June 28, 2009 at 9:51 am
filed under the great outdoors
Yesterday, we managed to take a break from work stuff and went for a hike down to Clayton Beach on Chuckanut Mountain. On our way out the door I asked Evan, “Is it a sandals kind of hike or should I put on shoes?” (we were all in sandals).
“Sandals should be okay,” he said. Famous last words.
We parked off Chuckanut Drive and started into the woods, crossed train tracks, and kept hiking down to the water. The tide was going out, so much of the sculptured sandstone rock-face was exposed. The area is perfect for bouldering, lots of handholds in the rock, and like it or not, bouldering we did.
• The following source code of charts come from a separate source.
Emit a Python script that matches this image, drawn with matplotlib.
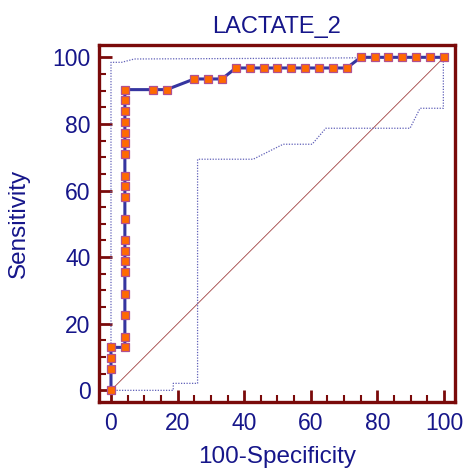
import matplotlib
matplotlib.use("Agg")
import matplotlib.pyplot as plt
from matplotlib.ticker import MultipleLocator

plt.rcParams['font.family'] = ['Liberation Sans', 'DejaVu Sans']

title = "LACTATE_2"
xlabel = "100-Specificity"
ylabel = "Sensitivity"

# ROC curve points (100-Specificity, Sensitivity)
roc_x = [0, 0, 0, 0,
         4.17, 4.17, 4.17, 4.17, 4.17, 4.17, 4.17, 4.17, 4.17, 4.17,
         4.17, 4.17, 4.17, 4.17, 4.17, 4.17, 4.17, 4.17, 4.17,
         12.5, 16.7, 25.0, 29.2, 33.3,
         37.5, 41.7, 45.8, 50.0, 54.2, 58.3, 62.5, 66.7, 70.8,
         75.0, 79.2, 83.3, 87.5, 91.7, 95.8, 100.0]
roc_y = [0, 6.45, 9.68, 12.9,
         12.9, 16.1, 22.6, 29.0, 35.5, 38.7, 41.9, 45.2, 51.6, 58.1,
         61.3, 64.5, 71.0, 74.2, 77.4, 80.6, 83.9, 87.1, 90.3,
         90.3, 90.3, 93.5, 93.5, 93.5,
         96.8, 96.8, 96.8, 96.8, 96.8, 96.8, 96.8, 96.8, 96.8,
         100, 100, 100, 100, 100, 100, 100]

# Confidence bounds
upper_x = [0, 0, 3.2, 7.0, 50.0, 100.0]
upper_y = [0, 98.5, 98.5, 99.5, 99.7, 100.0]
lower_x = [0, 18.7, 18.7, 26.0, 26.0, 42.7, 51.7, 60.4, 64.5, 89.8, 92.8, 99.8, 99.8]
lower_y = [0, 0, 2.1, 2.1, 69.4, 69.4, 73.9, 73.9, 78.7, 78.7, 84.7, 84.7, 100.0]

diag = [0, 100]
xticks = [0, 20, 40, 60, 80, 100]
yticks = [0, 20, 40, 60, 80, 100]

navy = '#16168a'
spine_c = '#7a0a0a'

fig = plt.figure(figsize=(4.67, 4.72), dpi=100)
ax = fig.add_axes([99/467, 1-402/472, (455-99)/467, (402-45)/472])

ax.plot(diag, diag, color='#a04040', lw=0.6, zorder=1)
ax.plot(upper_x, upper_y, color='#6060b8', lw=0.9, ls=(0, (1, 1.2)), zorder=2)
ax.plot(lower_x, lower_y, color='#6060b8', lw=0.9, ls=(0, (1, 1.2)), zorder=2)
ax.plot(roc_x, roc_y, color='#3535a0', lw=2.2, marker='s', ms=5.8,
        mfc='#ff6a00', mec='#b05090', mew=0.9, zorder=3)

ax.set_xlim(-3.6, 103.3)
ax.set_ylim(-3.5, 103.7)
ax.set_xticks(xticks)
ax.set_yticks(yticks)
ax.xaxis.set_minor_locator(MultipleLocator(5))
ax.yaxis.set_minor_locator(MultipleLocator(5))

for s in ax.spines.values():
    s.set_color(spine_c)
    s.set_linewidth(2.4)

ax.tick_params(which='major', direction='in', length=9, width=2.0, color=spine_c,
               labelsize=16.5, labelcolor=navy)
ax.tick_params(axis='x', which='major', pad=7)
ax.tick_params(axis='y', which='major', pad=6)
ax.tick_params(which='minor', direction='in', length=5, width=1.5, color=spine_c)

ax.set_title(title, fontsize=17, color=navy, pad=9)
ax.set_xlabel(xlabel, fontsize=17.5, color=navy, labelpad=8)
ax.set_ylabel(ylabel, fontsize=17.5, color=navy, labelpad=16)

fig.savefig('out.png', dpi=100)
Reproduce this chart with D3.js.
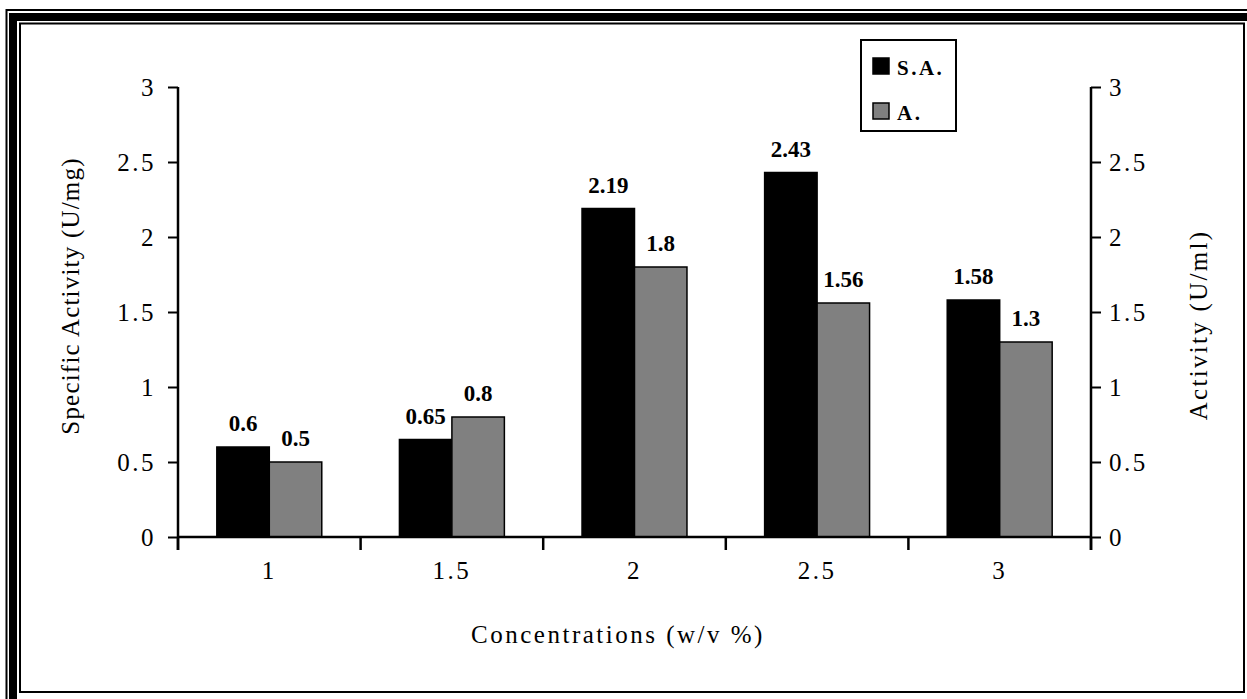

All of us. In sandals. There was no other place to go except into the big drink.
The first time I visited Bellingham 4 years ago, Evan and I did the exact same hike. I was amazed at the Dungeness crabs creeping along the sea floor, giant purple and orange starfish piled in groups, and small jellyfish floating with the current. Colonies of sand dollars and clams are buried in the mud flats south of the cliffs, and geoducks are not an uncommon sight.
But not all that glitters is gold. Sadly, the crab population didn’t look so healthy this time. You can’t go crabbing or collect clams from Clayton Beach because of pollution, and while there are still places where you can do these things, they’ve become increasingly few and far between. Or you have to go out into the San Juan Islands for healthier waters. The Puget Sound is such a thoroughfare for large ships, oil tankers, fishing vessels, and barges that the ecosystem has been really affected by it. Bellingham is lucky because of it’s being situated at the northernmost tip of the Sound (the air is fresher up here, not as much pollution as farther south), but it still has its problems.
In other news, we are still searching for our rent-a-farm. Of course, those idyllic spots out in the county are the hardest to come by, but we’re staying positive.